Swift, who moved to Nashville to write country songs after growing up on a Pennsylvania Christmas tree farm, writes alluringly about the shortcomings of small-town social mores. As Midnights visited her past, it chronicled a nagging yearning for a better life than the one that seemed available, framing the performer’s ascendance as a hero’s journey. Poets surveys contempt and faded promise, weaponizing the rootsy aesthetic of the star’s early career two ways: It supplies the log cabin for the languishing and the perch for the trenchant observations about the flaws of the various parties who have gotten on her bad side over the last three years. She approaches not as international pop juggernaut but as the “dutiful daughter” of Americana, the Nashville nice girl, when she fixates on the callous judgment of devout women, guessing more than once that her holier-than-thou challengers would never pray for her.
The implication that there is no amount of nobility you can perform that throws this contingent off your tail is delicious, and when the singer lays off lashing out for bad press Healy might’ve defused if he had responded less caustically and defensively, she eases into lush meditations on moral quandaries. “Guilty As Sin” conjures Madonna: “What if I roll the stone away? / They’re gonna crucify me anyway.” Editing another epic, “Sin” envisions a sepulcher as a shield against assassins. “Fresh Out the Slammer” frames a cohabitation on life support as Fed time: “Handcuffed to the spell I was under / For just one hour of sunshine / Years of labor, locks, and ceilings / In the shade of how he was feeling.” Placing these songs near “So Long, London” — which namechecks the site of the Alwyn family’s Christmas polar-bear plunge — excites. You don’t expect the writer’s sympathy to lie with the rebound imbroglio. (The sentiment makes the more funereal folklore and evermore songs seem less fictional in retrospect.)
Exploring confounding ripples in her private life, Taylor Swift reaches stasis in her professional one. The Antonoff and Dessner songs are, with a handful of exceptions, situated in an oil-and-water arrangement, with the Antonoff tunes largely coming first and carefully teasing out pop hooks while the Dessner songs scatter lively accompaniments into mostly acoustic reflections. The credits bear out the differences in the two halves of what Swift is referring to as an anthology. Up front, there’s Jack, a multi-instrumentalist, and players from his orbit; on the back, it’s Dessner, members of Beirut and Wilco, and an orchestra.
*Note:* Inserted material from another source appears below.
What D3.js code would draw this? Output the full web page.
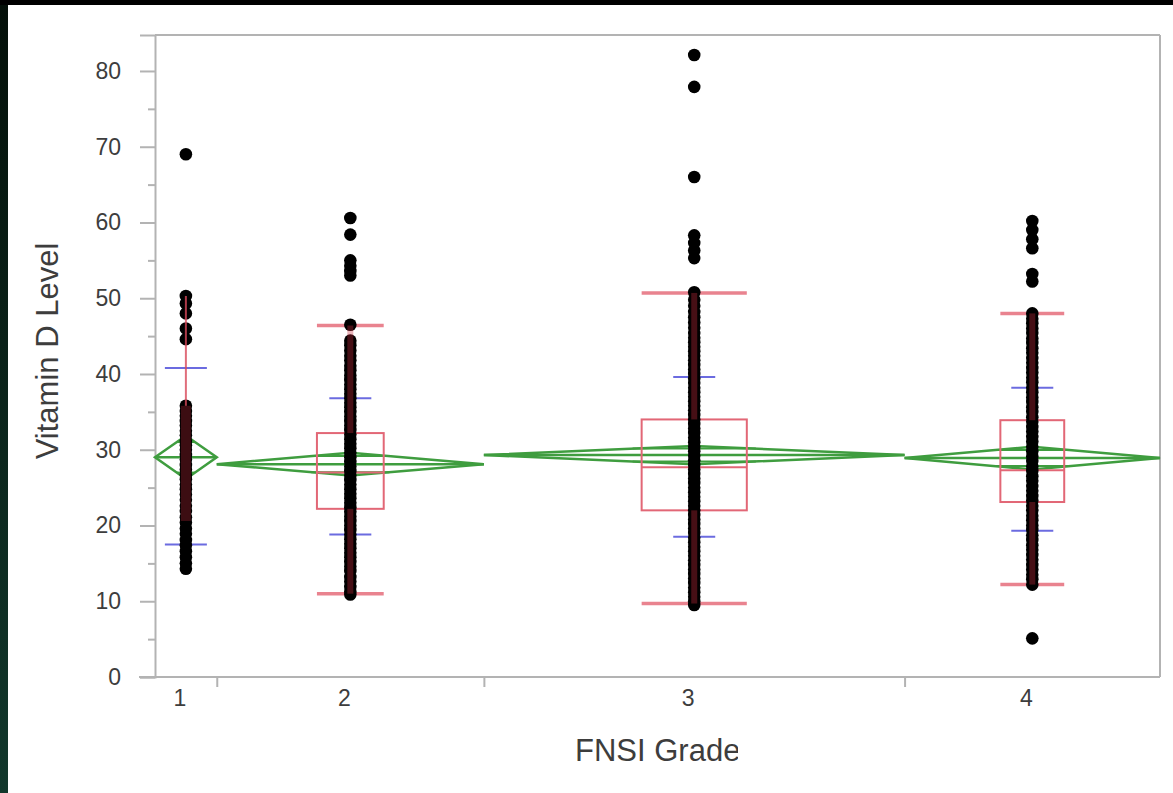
<!DOCTYPE html>
<html>
<head>
<meta charset="utf-8">
<script src="https://cdn.jsdelivr.net/npm/d3@7"></script>
<style>
    body { margin: 0; background: #000; }
    svg { display: block; }
</style>
</head>
<body>
<svg id="chart" width="1173" height="793"></svg>
<script>
'use strict';

// Groups and sample sizes (x widths are proportional to n)
const grades = ['1', '2', '3', '4'];
const groupCounts = [37, 160, 252, 153];

// Individual Vitamin D levels
const grade1 = [69.0, 50.3, 49.3, 48.0, 46.0, 44.6, 35.8, 35.1, 34.5, 33.8, 33.2, 32.5, 31.9,
    31.2, 30.6, 30.0, 29.3, 28.7, 28.0, 27.4, 26.7, 26.1, 25.4, 24.8, 24.1, 23.4, 22.6,
    21.9, 21.1, 20.4, 19.6, 18.9, 18.1, 17.4, 16.6, 15.8, 15.0, 14.3];
const grade2 = [60.6, 58.4, 55.0, 54.3, 53.6, 53.0, 46.5, 44.4, 43.8, 43.1, 42.4, 41.8, 41.1,
    40.5, 39.8, 39.2, 38.6, 38.0, 37.4, 36.8, 36.2, 35.6, 35.0, 34.4, 33.8, 33.2, 32.6,
    32.0, 31.4, 30.8, 30.2, 29.6, 29.0, 28.4, 27.8, 27.2, 26.6, 26.0, 25.4, 24.8, 24.2,
    23.6, 23.0, 22.4, 21.8, 21.2, 20.6, 20.0, 19.4, 18.8, 18.2, 17.6, 17.0, 16.4, 15.8,
    15.2, 14.6, 14.0, 13.2, 12.6, 11.9, 11.3, 10.9];
const grade3 = [82.1, 77.9, 66.0, 58.3, 57.3, 56.3, 55.3, 50.8, 49.8, 49.0, 48.2, 47.5, 46.8,
    46.1, 45.4, 44.8, 44.2, 43.6, 43.0, 42.4, 41.8, 41.2, 40.6, 40.0, 39.4, 38.8, 38.2,
    37.6, 37.0, 36.4, 35.8, 35.2, 34.6, 34.0, 33.4, 32.8, 32.2, 31.6, 31.0, 30.4, 29.8,
    29.2, 28.6, 28.0, 27.4, 26.8, 26.2, 25.6, 25.0, 24.4, 23.8, 23.2, 22.6, 22.0, 21.4,
    20.8, 20.2, 19.6, 19.0, 18.4, 17.8, 17.2, 16.6, 16.0, 15.4, 14.8, 14.2, 13.6, 13.0,
    12.4, 11.8, 11.2, 10.6, 10.0, 9.5];
const grade4 = [60.2, 59.0, 57.8, 56.6, 53.2, 52.2, 48.0, 47.3, 46.7, 46.0, 45.4, 44.7, 44.1,
    43.4, 42.8, 42.1, 41.5, 40.8, 40.2, 39.5, 38.9, 38.2, 37.6, 36.9, 36.3, 35.6, 35.0,
    34.3, 33.7, 33.0, 32.4, 31.7, 31.1, 30.4, 29.8, 29.1, 28.5, 27.8, 27.2, 26.5, 25.9,
    25.2, 24.6, 23.9, 23.3, 22.6, 22.0, 21.3, 20.7, 20.0, 19.4, 18.7, 18.1, 17.4, 16.8,
    16.1, 15.5, 14.8, 14.2, 13.5, 12.9, 12.2, 5.1];
const groupValues = [grade1, grade2, grade3, grade4];

// Means diamonds (mean and 95% CI half-width)
const means = [29.0, 28.1, 29.3, 28.9];
const ciHalf = [2.85, 1.5, 1.2, 1.5];

// Box plots
const q1 = [20.6, 22.2, 22.0, 23.1];
const medians = [28.5, 27.0, 27.7, 27.3];
const q3 = [35.8, 32.2, 34.0, 33.9];
const whiskerLow = [14.3, 11.0, 9.7, 12.2];
const whiskerHigh = [50.3, 46.4, 50.7, 48.0];

// Std dev lines (mean +/- 1 sd)
const sdLow = [17.5, 18.8, 18.5, 19.3];
const sdHigh = [40.8, 36.8, 39.6, 38.2];

const yTicks = [0, 10, 20, 30, 40, 50, 60, 70, 80];
const yMinorTicks = [5, 15, 25, 35, 45, 55, 65, 75];

(function () {

    const svg = d3.select('#chart');

    // Backdrop: black frame, dark green strip on the left, white panel
    const defs = svg.append('defs');
    const grad = defs.append('linearGradient')
        .attr('id', 'edge')
        .attr('x1', 0).attr('y1', 0).attr('x2', 0).attr('y2', 1);
    grad.append('stop').attr('offset', '0%').attr('stop-color', '#041009');
    grad.append('stop').attr('offset', '100%').attr('stop-color', '#12382c');

    svg.append('rect').attr('width', 1173).attr('height', 793).attr('fill', '#000');
    svg.append('rect').attr('x', 0).attr('y', 5).attr('width', 9).attr('height', 788)
        .attr('fill', 'url(#edge)');
    svg.append('rect').attr('x', 8).attr('y', 5).attr('width', 1165).attr('height', 788)
        .attr('fill', '#fff');

    // Config
    const margin = {'top': 35, 'right': 13, 'bottom': 116, 'left': 155};
    const width = +svg.attr('width') - (margin.left + margin.right);
    const height = +svg.attr('height') - (margin.top + margin.bottom);
    const font = 'Liberation Sans, Arial, sans-serif';
    const textColor = '#3d3d3d';

    const container = svg.append('g')
        .attr('transform', `translate(${margin.left}, ${margin.top})`);

    // Scales
    const total = d3.sum(groupCounts);
    const starts = d3.cumsum([0].concat(groupCounts.slice(0, -1)));
    const ends = d3.cumsum(groupCounts);

    const scX = d3.scaleLinear().domain([0, total]).range([0, width]);
    const scY = d3.scaleLinear().domain([0, 84.75]).range([height, 0]);

    const groups = grades.map((g, i) => {
        const x0 = scX(starts[i]);
        const x1 = scX(ends[i]);
        return {
            grade: g, i: i, x0: x0, x1: x1, cx: (x0 + x1) / 2, w: x1 - x0,
            values: groupValues[i]
        };
    });

    const axisColor = '#b3b3b3';

    // Frame
    container.append('line')
        .attr('x1', 0).attr('x2', width).attr('y1', 0).attr('y2', 0)
        .attr('stroke', axisColor).attr('stroke-width', 2);
    container.append('line')
        .attr('x1', width).attr('x2', width).attr('y1', 0).attr('y2', height)
        .attr('stroke', axisColor).attr('stroke-width', 2);

    // Y axis
    const yAxis = container.append('g')
        .attr('class', 'y axis')
        .call(d3.axisLeft(scY).tickValues(yTicks).tickSize(15).tickPadding(19));
    yAxis.select('.domain').attr('stroke', axisColor).attr('stroke-width', 2);
    yAxis.selectAll('.tick line').attr('stroke', axisColor).attr('stroke-width', 2);
    yAxis.selectAll('.tick text')
        .attr('fill', textColor)
        .style('font-family', font)
        .style('font-size', '23px');

    const yMinor = container.append('g')
        .call(d3.axisLeft(scY).tickValues(yMinorTicks).tickSize(7).tickFormat(''));
    yMinor.select('.domain').remove();
    yMinor.selectAll('.tick line').attr('stroke', axisColor).attr('stroke-width', 2);

    // X axis: ticks at the group boundaries
    const xAxis = container.append('g')
        .attr('class', 'x axis')
        .attr('transform', `translate(0, ${height})`)
        .call(d3.axisBottom(scX).tickValues(ends.slice(0, -1)).tickSize(10).tickFormat(''));
    xAxis.select('.domain')
        .attr('d', `M-16,0H${width}`)
        .attr('stroke', axisColor).attr('stroke-width', 2);
    xAxis.selectAll('.tick line').attr('stroke', axisColor).attr('stroke-width', 2);

    xAxis.selectAll('.grade')
        .data(groups)
        .enter()
        .append('text')
            .attr('class', 'grade')
            .attr('x', (d) => d.cx - 6)
            .attr('y', 29)
            .attr('text-anchor', 'middle')
            .attr('fill', textColor)
            .style('font-family', font)
            .style('font-size', '23px')
            .text((d) => d.grade);

    // Axis titles (the x title is cut off at the right, as in the source)
    defs.append('clipPath').attr('id', 'titleClip')
        .append('rect').attr('x', 0).attr('y', 0).attr('width', 738).attr('height', 793);

    svg.append('text')
        .attr('x', 575)
        .attr('y', 761)
        .attr('clip-path', 'url(#titleClip)')
        .attr('fill', textColor)
        .style('font-family', font)
        .style('font-size', '31px')
        .text('FNSI Grade');

    svg.append('text')
        .attr('transform', 'translate(58, 351) rotate(-90)')
        .attr('text-anchor', 'middle')
        .attr('fill', textColor)
        .style('font-family', font)
        .style('font-size', '31px')
        .text('Vitamin D Level');

    // Means diamonds
    const green = '#3f9d3f';
    groups.forEach((g) => {
        const m = scY(means[g.i]);
        const top = scY(means[g.i] + ciHalf[g.i]);
        const bot = scY(means[g.i] - ciHalf[g.i]);
        container.append('path')
            .attr('d', `M${g.x0},${m}L${g.cx},${top}L${g.x1},${m}L${g.cx},${bot}Z`)
            .attr('fill', 'none')
            .attr('stroke', green)
            .attr('stroke-width', 2.5);
        container.append('line')
            .attr('x1', g.x0).attr('x2', g.x1).attr('y1', m).attr('y2', m)
            .attr('stroke', green).attr('stroke-width', 2.5);

        // Overlap marks
        const off = ciHalf[g.i] / Math.SQRT2;
        const halfW = (g.w / 2) * (1 - 1 / Math.SQRT2);
        [means[g.i] + off, means[g.i] - off].forEach((v) => {
            container.append('line')
                .attr('x1', g.cx - halfW).attr('x2', g.cx + halfW)
                .attr('y1', scY(v)).attr('y2', scY(v))
                .attr('stroke', green).attr('stroke-width', 2);
        });
    });

    // Box plots (a box narrower than the dot column ends up hidden under it)
    const boxColor = '#e26776';
    groups.forEach((g) => {
        const bw = g.w * 0.25;
        const narrow = bw < 20;
        if (!narrow) {
            container.append('rect')
                .attr('x', g.cx - bw / 2)
                .attr('y', scY(q3[g.i]))
                .attr('width', bw)
                .attr('height', scY(q1[g.i]) - scY(q3[g.i]))
                .attr('fill', 'none')
                .attr('stroke', boxColor)
                .attr('stroke-width', 2);
            container.append('line')
                .attr('x1', g.cx - bw / 2).attr('x2', g.cx + bw / 2)
                .attr('y1', scY(medians[g.i])).attr('y2', scY(medians[g.i]))
                .attr('stroke', boxColor).attr('stroke-width', 2);
            [whiskerLow[g.i], whiskerHigh[g.i]].forEach((v) => {
                container.append('line')
                    .attr('x1', g.cx - bw / 2).attr('x2', g.cx + bw / 2)
                    .attr('y1', scY(v)).attr('y2', scY(v))
                    .attr('stroke', '#e9838f').attr('stroke-width', 3.5);
            });
        }

        // Std dev lines
        [sdLow[g.i], sdHigh[g.i]].forEach((v) => {
            container.append('line')
                .attr('x1', g.cx - 21).attr('x2', g.cx + 21)
                .attr('y1', scY(v)).attr('y2', scY(v))
                .attr('stroke', '#6b6be0').attr('stroke-width', 2);
        });
    });

    // Points
    groups.forEach((g) => {
        container.selectAll(`.dot${g.i}`)
            .data(g.values)
            .enter()
            .append('circle')
                .attr('class', `dot${g.i}`)
                .attr('cx', g.cx)
                .attr('cy', (d) => scY(d))
                .attr('r', 6.3)
                .style('fill', '#000');
    });

    // Whiskers drawn over the points
    groups.forEach((g) => {
        const narrow = g.w * 0.25 < 20;
        if (narrow) {
            // thin whisker line plus a red tint where the box sits
            container.append('line')
                .attr('x1', g.cx).attr('x2', g.cx)
                .attr('y1', scY(whiskerHigh[g.i])).attr('y2', scY(q3[g.i]))
                .attr('stroke', '#d8485a')
                .attr('stroke-opacity', 0.8)
                .attr('stroke-width', 2);
            container.append('rect')
                .attr('x', g.cx - 5)
                .attr('y', scY(q3[g.i]))
                .attr('width', 10)
                .attr('height', scY(q1[g.i]) - scY(q3[g.i]))
                .attr('fill', '#c82a3c')
                .attr('fill-opacity', 0.3);
            return;
        }
        [[q3[g.i], whiskerHigh[g.i]], [whiskerLow[g.i], q1[g.i]]].forEach((s) => {
            container.append('line')
                .attr('x1', g.cx).attr('x2', g.cx)
                .attr('y1', scY(s[0])).attr('y2', scY(s[1]))
                .attr('stroke', '#c82a3c')
                .attr('stroke-opacity', 0.35)
                .attr('stroke-width', 6);
        });
    });

})();
</script>
</body>
</html>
With the Bleachers front man, Swift peruses familiar pockets. The two-note R&B cadence of “Down Bad” recalls “Midnight Rain”; the one in the Seussian “My Boy Only Breaks His Favorite Toys” resembles the bridge in Reputation’s “King of My Heart.” Swift plays it straight in her duets with Florence Welch and Post Malone, selling unadorned emotion while her guests lean into the eccentricities in their vocal deliveries. The denser Dessner tracks almost seem to ask for more from the singer, teasing out chameleonic tendencies. The piano ballad “How Did It End?” dabbles in the breathy intimacy of a Billie Eilish or Fiona Apple; Swift greets the ’90s alt-rock airs of “So High School” with the gorgeous reediness of a Sheryl Crow or Aimee Mann. These performances can make the synth-pop plays seem calculating, like obligations to draft hits to play on the tours which boost local economies. The Antonoff cuts reach for the synth-inflected gravity of broken-hearted ’80s rockers like Springsteen’s “Dancing in the Dark,” or “Never Gonna Be the Same Again” off Bob Dylan’s Empire Burlesque, while seeking common ground between the autumnal folklore and evermore and the brisk “Cruel Summer.” But then the Dessner tracks affix a more alluring (Taylor’s Version) onto the main album with focused extras that address the same ideas while dispensing with the coating of self-aware slickness. Listeners choose their own adventures.
The over-two-hour anthology looks to recapture the streaming-service success of long albums by Drake, Bad Bunny, Kendrick Lamar, and others in this decade. But pieces stymied by overwrought lines — “It was the age of him,” “The Manuscript” announces imperiously — undercut the project of uplifting this work as epochal literature. They don’t hold up to the referential melodrama of “The Albatross,” whose image of the woman locked away in a tower appears to allude to the imprisonment of Mary, Queen of Scots in the wake of the murder of her husband, Lord Darnley, or “Who’s Afraid of Little Old Me?,” whose thirst for supernatural revenge recalls witch trials and Carrie. The country-turned-pop star playing with the National bros, saying “fuck” a lot, and name dropping the Blue Nile, the Starting Line, Patti Smith, and Stevie Nicks seems to ache for a stranger career path, in spite of Poets’ pointed accessibility. But you have to also entertain the possibility that this restlessness is another facet of the performance, just as much a thematic conceit as Poets’ bombastic phrasing and possessions of tragic figures, that while she’s very invested in broadcasting the impression that she’s bristling at the myriad expectations that come with being perceived by millions, the pop prognosticator is still cannily aware of what everyone wants and here to serve.